I wanted one for myself, but ended up ordering one for her. (Secretly, it’s still for me.) It was to be an enticing preview, if you will to the spectacular grandeur that could be her new space. Because the girl loves sparkles, Nightlight + Mirror ball = infinitesimal amazingness = take that, fluffy animals that shine stars on the ceiling with the obnoxious jingle in my head and scare me as a fire hazard. (Because I hear mirror balls left in the sun too long are also legit.)
When it came in the mail I was stoked. I was like that kid on a Christmas Story and couldn’t rip the package open fast enough. It was 30 inches (read : huge) and actually cheap, considering the other prices I’d seen.
From afar it looked fine, but from closer inspection, it was split, cracked, chipped, buckled… frustrating. So we contacted ebay dude and we were all, ebay dude! This one’s broken! And we took pictures and everything because we didn’t want him to think we were big fat liars. So he said he could refund us, or send us a second mirror ball.
Well, Um, I kind of wanted a mirror ball.
Saturday the power went off just as I made my coffee, and I was pumped that I made the cut. For some reason, I felt oddly triumphant. Then I asked Jamin when my mirror ball was supposed to arrive and the doorbell rang. I looked at him and asked if I was dreaming or in a movie, because things were looking on the up and up.
But when I opened said second mirror ball, I was reminded that I do very much live in real life. It looked like this. Much worse than the first.
So we asked for our moolah back. I paid 75 dollars + shipping and yes that was frivolous but I wanted it and I have a small frivolous fund and sue me. I just spied one the same size for 800 on ebay that must be made of emerald diamonds and dipped in platinum with a curbside service via fluffy cupids with angel wings, so I felt like this was a good price for such a large size. But therein lies the problem. Apparently there’s an underworld of poorly made black market mirror balls, and the machines and/or people that stick the mirrors on. Someone got a hand cramp.
First world problems.
So now I’m stuck with the Rubik’s cube labrynth nightmare of mirror balls. I didn’t want to look the gift horse in the mouth, and there’s something about the DIYer in me that can’t let two perfectly good mirror balls go to waste for free. Even if they are a bit wonky.
I mean can you imagine what a travesty it is to have these two potential beauties in a landfill somewhere?
So here we go.
A Frankenball transplant operation. I spent about an hour looking at it today, and now have glass shards stuck in my fingers and hot glue burns on my arms. Awesome. I’m still not sure which one will be donor ball, and which one will be Frankenball, as I only got a few layers in, working line by line in the tiny little obnoxious mirrors. Maybe I should have donor ball at the garage sale as a freebie because I’m sure that someone else can repair even that one with tiny crafting mirrorball parts… anyone? Bueller?
I have purging to do, children to raise, meals to cook, and a house to clean… but I’m easily distracted by shiny things. Make that two really large free shiny things, and I’m done for.
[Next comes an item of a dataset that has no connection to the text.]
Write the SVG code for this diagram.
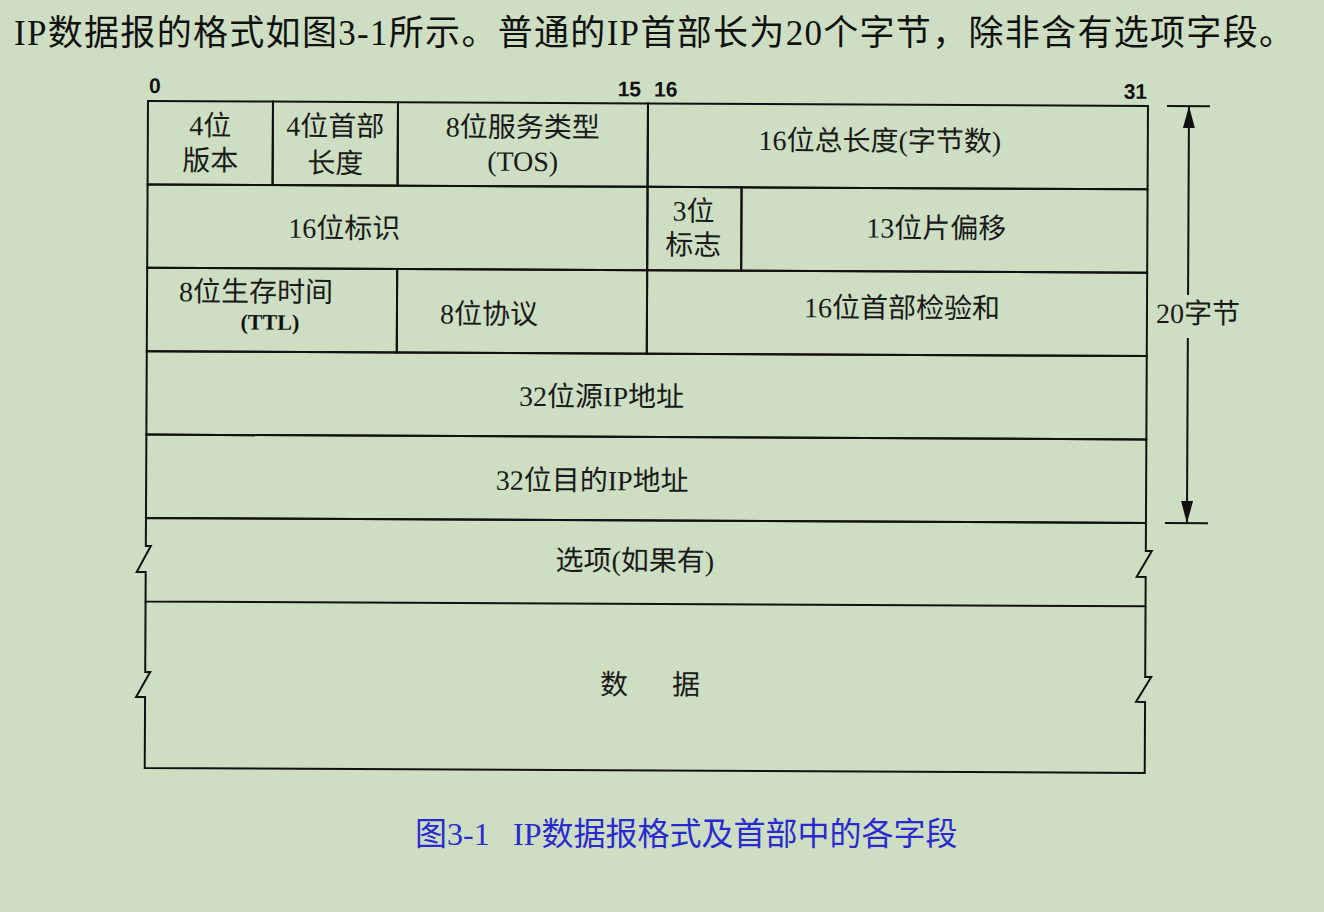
<svg xmlns="http://www.w3.org/2000/svg" width="1324" height="912" viewBox="0 0 1324 912">
<style>
.bg{fill:#cddec3}
.cell{fill:none;stroke:#111;stroke-width:2}
.lbl{font-family:"Liberation Serif","Noto Sans CJK SC",serif;font-size:28px;fill:#1a1a1a;text-anchor:middle}
.bit{font-family:"Liberation Sans",Arial,sans-serif;font-size:21px;font-weight:bold;fill:#111}
.ttl{font-family:"Liberation Serif","Noto Sans CJK SC",serif;font-size:22px;font-weight:bold;fill:#111;text-anchor:middle}
.dim{stroke:#111;stroke-width:2;fill:none}
.title{font-family:"Liberation Serif","Noto Sans CJK SC",serif;font-size:35px;fill:#111}
.cap{font-family:"Liberation Serif","Noto Sans CJK SC",serif;font-size:32px;fill:#2a2ad0}
</style>
<defs>
<marker id="arr" markerUnits="userSpaceOnUse" viewBox="0 0 22 12" refX="22" refY="6" markerWidth="22" markerHeight="12" orient="auto">
<path d="M0,0 L22,6 L0,12 z" fill="#111"/>
</marker>
</defs>
<rect class="bg" x="0" y="0" width="1324" height="912"/>
<text id="title" class="title" x="14" y="45" textLength="1280" lengthAdjust="spacing">IP数据报的格式如图3-1所示。普通的IP首部长为20个字节，除非含有选项字段。</text>
<g id="diagram" transform="rotate(0.28 148 101)">
<g id="bits">
<text class="bit" x="149" y="93">0</text>
<text class="bit" x="641" y="94" text-anchor="end">15</text>
<text class="bit" x="654" y="94">16</text>
<text class="bit" x="1147" y="94" text-anchor="end">31</text>
</g>
<g id="version"><rect class="cell" x="148" y="101" width="125" height="83.4"/><text class="lbl" x="210.5" y="135">4位</text><text class="lbl" x="210.5" y="170">版本</text></g>
<g id="ihl"><rect class="cell" x="273" y="101" width="125" height="83.4"/><text class="lbl" x="335.5" y="135">4位首部</text><text class="lbl" x="335.5" y="172">长度</text></g>
<g id="tos"><rect class="cell" x="398" y="101" width="250" height="83.4"/><text class="lbl" x="523" y="135">8位服务类型</text><text class="lbl" x="523" y="169">(TOS)</text></g>
<g id="total-length"><rect class="cell" x="648" y="101" width="500" height="83.4"/><text class="lbl" x="880" y="147">16位总长度(字节数)</text></g>
<g id="identification"><rect class="cell" x="148" y="184.4" width="500" height="83.4"/><text class="lbl" x="345" y="237">16位标识</text></g>
<g id="flags"><rect class="cell" x="648" y="184.4" width="94" height="83.4"/><text class="lbl" x="694" y="218">3位</text><text class="lbl" x="694" y="252">标志</text></g>
<g id="fragment-offset"><rect class="cell" x="742" y="184.4" width="406" height="83.4"/><text class="lbl" x="937" y="234">13位片偏移</text></g>
<g id="ttl"><rect class="cell" x="148" y="267.8" width="250" height="83.4"/><text class="lbl" x="257" y="301">8位生存时间</text><text class="ttl" x="271" y="329">(TTL)</text></g>
<g id="protocol"><rect class="cell" x="398" y="267.8" width="250" height="83.4"/><text class="lbl" x="490" y="322">8位协议</text></g>
<g id="checksum"><rect class="cell" x="648" y="267.8" width="500" height="83.4"/><text class="lbl" x="903" y="314">16位首部检验和</text></g>
<g id="src-ip"><rect class="cell" x="148" y="351.2" width="1000" height="83.4"/><text class="lbl" x="603" y="404">32位源IP地址</text></g>
<g id="dst-ip"><rect class="cell" x="148" y="434.6" width="1000" height="83.4"/><text class="lbl" x="594" y="488">32位目的IP地址</text></g>
<g id="options"><path class="cell" d="M148,518 V546 L153,546 L139,572 L148,572 V601.4 H1148 V572 L1139,572 L1154,546 L1148,546 V518 Z"/><text class="lbl" x="637" y="568">选项(如果有)</text></g>
<g id="data"><path class="cell" d="M148,601.4 V672 L153,672 L139,697 L148,697 V768 H1148 V697 L1139,697 L1154,672 L1148,672 V601.4"/><text class="lbl" y="692"><tspan x="617">数</tspan><tspan x="689">据</tspan></text></g>
<g id="connectors">
<path class="dim" d="M1167,101 H1210 M1167,518 H1210"/>
<line class="dim" x1="1189" y1="290" x2="1189" y2="101" marker-end="url(#arr)"/>
<line class="dim" x1="1189" y1="333" x2="1189" y2="518" marker-end="url(#arr)"/>
</g>
<g id="dim-label"><text class="lbl" x="1199" y="318">20字节</text></g>
</g>
<text id="caption" class="cap" y="845"><tspan x="415">图3-1</tspan><tspan x="513">IP数据报格式及首部中的各字段</tspan></text>
</svg>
But oh how we do love that sparkle…
So would you try to piece it back together? Or give up and trash two wonky mirror balls? It’s trickier than it looks… and cray cray, right? …Said the woman who wants to redo her daughter’s room and thinks her dog is judging her.
The more important question : Do your kids still sleep with you? Are dog crates out of the question? Do I really mind that much?